Last week I had a violin, which I made ten years ago, come in the workshop for a bit of maintenance and adjustment.
Sometimes when I see one of my older instruments, I think perhaps I would do something a little differently now, but with this violin; well, I just like it!
For a maker, just as for a player, liking an instrument is ultimately the most important thing; you can analyse what an instrument is doing in different registers, its response and a whole load more considerations, just like a maker can review arching shapes or edgework, but if you don’t like it, you don’t like it.
I like this violin both for its look and, especially now I have adjusted it, its sound.

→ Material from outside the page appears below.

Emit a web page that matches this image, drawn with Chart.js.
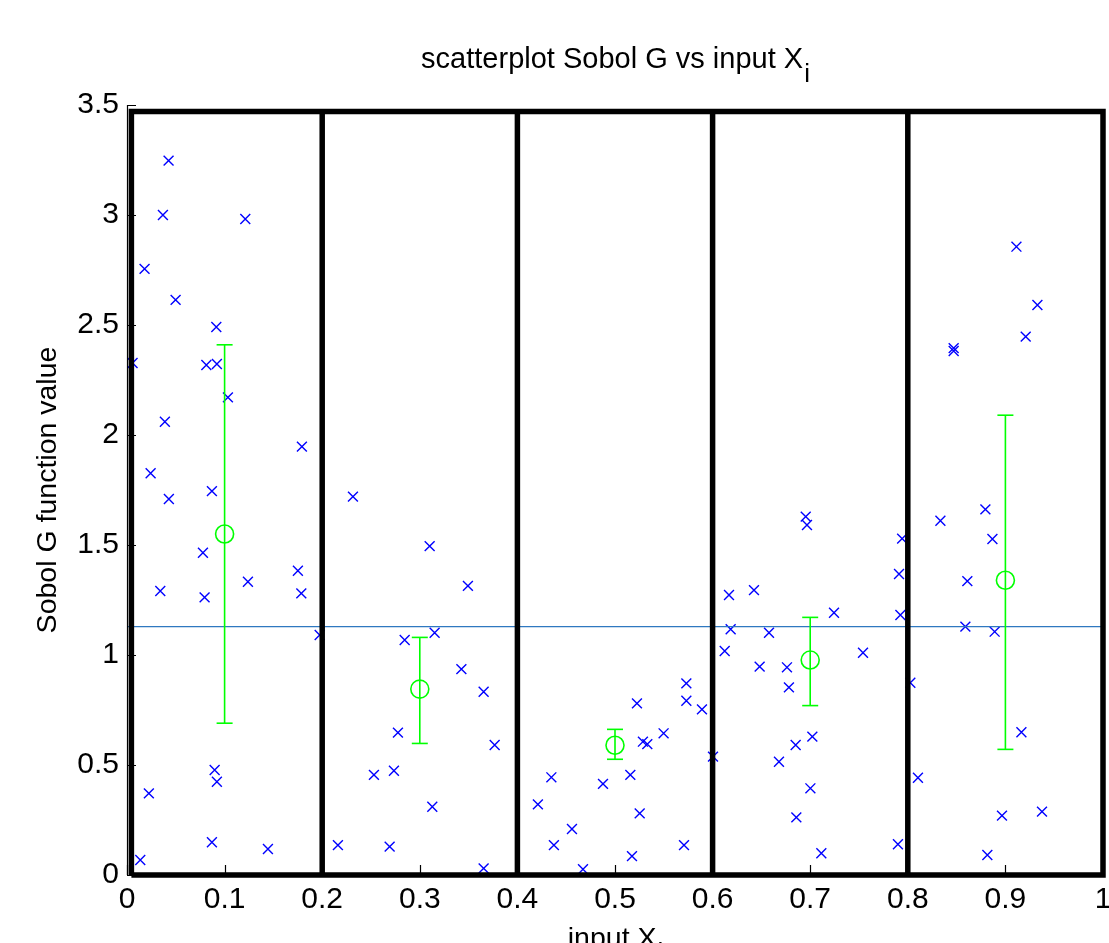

For those who like to know this sort of thing, it is modelled on the ‘Alard’ Guiseppe Guarneri (del Gesu) which is in the Musée de la Musique in Paris, an instrument in very good condition, and in terms of del Gesu’s work, halfway between the tidy, carefully made instruments of his early years and his more flamboyant later work.
My violin reflects the original, there is no doubt as to what model I was using, but equally, to those who know, it is very much one of my instruments too. Trying to say why is difficult for me because although I am very conscious of some of the things I do, other aspects have developed organically, but I know other instrument makers would say that my instruments have a particular style.
Talking to a colleague last week, she said how when making instruments such as this, I manage to get the right sort of movement, in the scroll for instance, without absolutely perfect lines and even chamfers, something that del Gesu pulled off to perfection. (or should that be imperfection?) To under1stand why I am delighted that others can see this, have a look at my article – The Spirit of Classical Violin Making.
I also know that those who are familiar with my instruments also recognise the sound, at least sometimes, as being mine. Describing sound is even harder than describing style of workmanship, but what I am really after is what my erstwhile mentor, Roger Hargrave, described as a ‘classy’ sound. Fundamentally, he meant the deep-down soul of an instrument, the ability to give without stopping, to blast out the lower registers and to soar in the higher ones; it is the body, richness and grit of the core and the smoothness of the light, the sturdiness of the tonal material which you can sculpt with the bow. (I said that describing sound is hard!)
In the end, the only way to judge an instrument is by playing. For me, I have particularly enjoyed having my instruments played by those who really know what they are looking for, musicians who trust their own abilities and judgement, no matter what they are playing, musicians, who, through their comments and by the sound I can hear they make, have been and are still amongst my most important mentors.